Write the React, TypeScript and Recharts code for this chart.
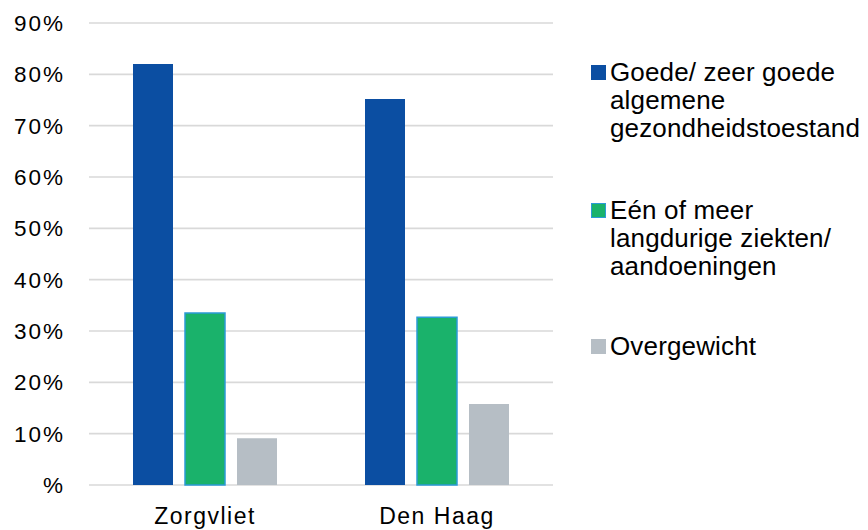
import React from "react";
import { BarChart, Bar, XAxis, YAxis, CartesianGrid } from "recharts";

const categories = ["Zorgvliet", "Den Haag"];
const goedeGezondheid = [82, 75.2];
const langdurigeZiekten = [33.5, 32.7];
const overgewicht = [9.1, 15.8];
const yTicks = [0, 10, 20, 30, 40, 50, 60, 70, 80, 90];

const seriesKeys = ["goede", "ziekten", "overgewicht"];
const seriesLabelLines = [
  ["Goede/ zeer goede", "algemene", "gezondheidstoestand"],
  ["Eén of meer", "langdurige ziekten/", "aandoeningen"],
  ["Overgewicht"],
];
const seriesColors = ["#0B4EA2", "#1AB26B", "#B6BEC5"];
const seriesStrokes = ["#0B4EA2", "#2B9BD6", "#B6BEC5"];

const data = categories.map((c, i) => ({
  name: c,
  goede: goedeGezondheid[i],
  ziekten: langdurigeZiekten[i],
  overgewicht: overgewicht[i],
}));

const FONT = "'Liberation Sans', Arial, sans-serif";

const legendTops = [50, 188, 324];

const LegendBlock = () => (
  <div style={{ position: "absolute", left: 583, top: 0, width: 285, height: 400, fontFamily: FONT }}>
    {seriesKeys.map((k, i) => (
      <div key={k} style={{ position: "absolute", left: 0, top: legendTops[i] }}>
        <div
          style={{
            position: "absolute",
            left: 0,
            top: 7,
            width: 15,
            height: 15,
            background: seriesColors[i],
            boxSizing: "border-box",
            border: i === 1 ? `1.5px solid ${seriesStrokes[i]}` : "none",
          }}
        />
        <div
          style={{
            position: "absolute",
            left: 19,
            top: 0,
            fontSize: 26,
            lineHeight: "28px",
            letterSpacing: 0.15,
            color: "#000",
            whiteSpace: "nowrap",
          }}
        >
          {seriesLabelLines[i].map((l, j) => (
            <div key={j}>{l}</div>
          ))}
        </div>
      </div>
    ))}
  </div>
);

export default function App() {
  return (
    <div style={{ position: "relative", width: 860, height: 522, fontFamily: FONT }}>
      <BarChart
        width={860}
        height={522}
        data={data}
        margin={{ top: 15, right: 315, bottom: 0, left: 0 }}
        barSize={40}
        barGap={12}
      >
        <CartesianGrid vertical={false} stroke="#D9D9D9" strokeWidth={1.6} />
        <XAxis
          dataKey="name"
          axisLine={false}
          tickLine={false}
          tickSize={0}
          tickMargin={23}
          height={45}
          tick={{ fill: "#000", fontSize: 23, fontFamily: FONT, letterSpacing: 1.5 }}
        />
        <YAxis
          domain={[0, 90]}
          ticks={yTicks}
          interval={0}
          axisLine={false}
          tickLine={false}
          tickSize={0}
          tickMargin={24}
          width={81}
          tickFormatter={(v: number) => (v === 0 ? "%" : `${v}%`)}
          tick={{ fill: "#000", fontSize: 22.5, fontFamily: FONT, letterSpacing: 2 }}
        />
        {seriesKeys.map((k, i) => (
          <Bar
            key={k}
            dataKey={k}
            fill={seriesColors[i]}
            stroke={seriesStrokes[i]}
            strokeWidth={i === 1 ? 1.5 : 0}
            isAnimationActive={false}
          />
        ))}
      </BarChart>
      <LegendBlock />
    </div>
  );
}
□ □ □ □
What you are asked to do —
Copy every line above word for word and exclude the pictures.

Response to the task —
Write the React, TypeScript and Recharts code for this chart.
import React from "react";
import { BarChart, Bar, XAxis, YAxis, CartesianGrid } from "recharts";

const categories = ["Zorgvliet", "Den Haag"];
const goedeGezondheid = [82, 75.2];
const langdurigeZiekten = [33.5, 32.7];
const overgewicht = [9.1, 15.8];
const yTicks = [0, 10, 20, 30, 40, 50, 60, 70, 80, 90];

const seriesKeys = ["goede", "ziekten", "overgewicht"];
const seriesLabelLines = [
  ["Goede/ zeer goede", "algemene", "gezondheidstoestand"],
  ["Eén of meer", "langdurige ziekten/", "aandoeningen"],
  ["Overgewicht"],
];
const seriesColors = ["#0B4EA2", "#1AB26B", "#B6BEC5"];
const seriesStrokes = ["#0B4EA2", "#2B9BD6", "#B6BEC5"];

const data = categories.map((c, i) => ({
  name: c,
  goede: goedeGezondheid[i],
  ziekten: langdurigeZiekten[i],
  overgewicht: overgewicht[i],
}));

const FONT = "'Liberation Sans', Arial, sans-serif";

const legendTops = [50, 188, 324];

const LegendBlock = () => (
  <div style={{ position: "absolute", left: 583, top: 0, width: 285, height: 400, fontFamily: FONT }}>
    {seriesKeys.map((k, i) => (
      <div key={k} style={{ position: "absolute", left: 0, top: legendTops[i] }}>
        <div
          style={{
            position: "absolute",
            left: 0,
            top: 7,
            width: 15,
            height: 15,
            background: seriesColors[i],
            boxSizing: "border-box",
            border: i === 1 ? `1.5px solid ${seriesStrokes[i]}` : "none",
          }}
        />
        <div
          style={{
            position: "absolute",
            left: 19,
            top: 0,
            fontSize: 26,
            lineHeight: "28px",
            letterSpacing: 0.15,
            color: "#000",
            whiteSpace: "nowrap",
          }}
        >
          {seriesLabelLines[i].map((l, j) => (
            <div key={j}>{l}</div>
          ))}
        </div>
      </div>
    ))}
  </div>
);

export default function App() {
  return (
    <div style={{ position: "relative", width: 860, height: 522, fontFamily: FONT }}>
      <BarChart
        width={860}
        height={522}
        data={data}
        margin={{ top: 15, right: 315, bottom: 0, left: 0 }}
        barSize={40}
        barGap={12}
      >
        <CartesianGrid vertical={false} stroke="#D9D9D9" strokeWidth={1.6} />
        <XAxis
          dataKey="name"
          axisLine={false}
          tickLine={false}
          tickSize={0}
          tickMargin={23}
          height={45}
          tick={{ fill: "#000", fontSize: 23, fontFamily: FONT, letterSpacing: 1.5 }}
        />
        <YAxis
          domain={[0, 90]}
          ticks={yTicks}
          interval={0}
          axisLine={false}
          tickLine={false}
          tickSize={0}
          tickMargin={24}
          width={81}
          tickFormatter={(v: number) => (v === 0 ? "%" : `${v}%`)}
          tick={{ fill: "#000", fontSize: 22.5, fontFamily: FONT, letterSpacing: 2 }}
        />
        {seriesKeys.map((k, i) => (
          <Bar
            key={k}
            dataKey={k}
            fill={seriesColors[i]}
            stroke={seriesStrokes[i]}
            strokeWidth={i === 1 ? 1.5 : 0}
            isAnimationActive={false}
          />
        ))}
      </BarChart>
      <LegendBlock />
    </div>
  );
}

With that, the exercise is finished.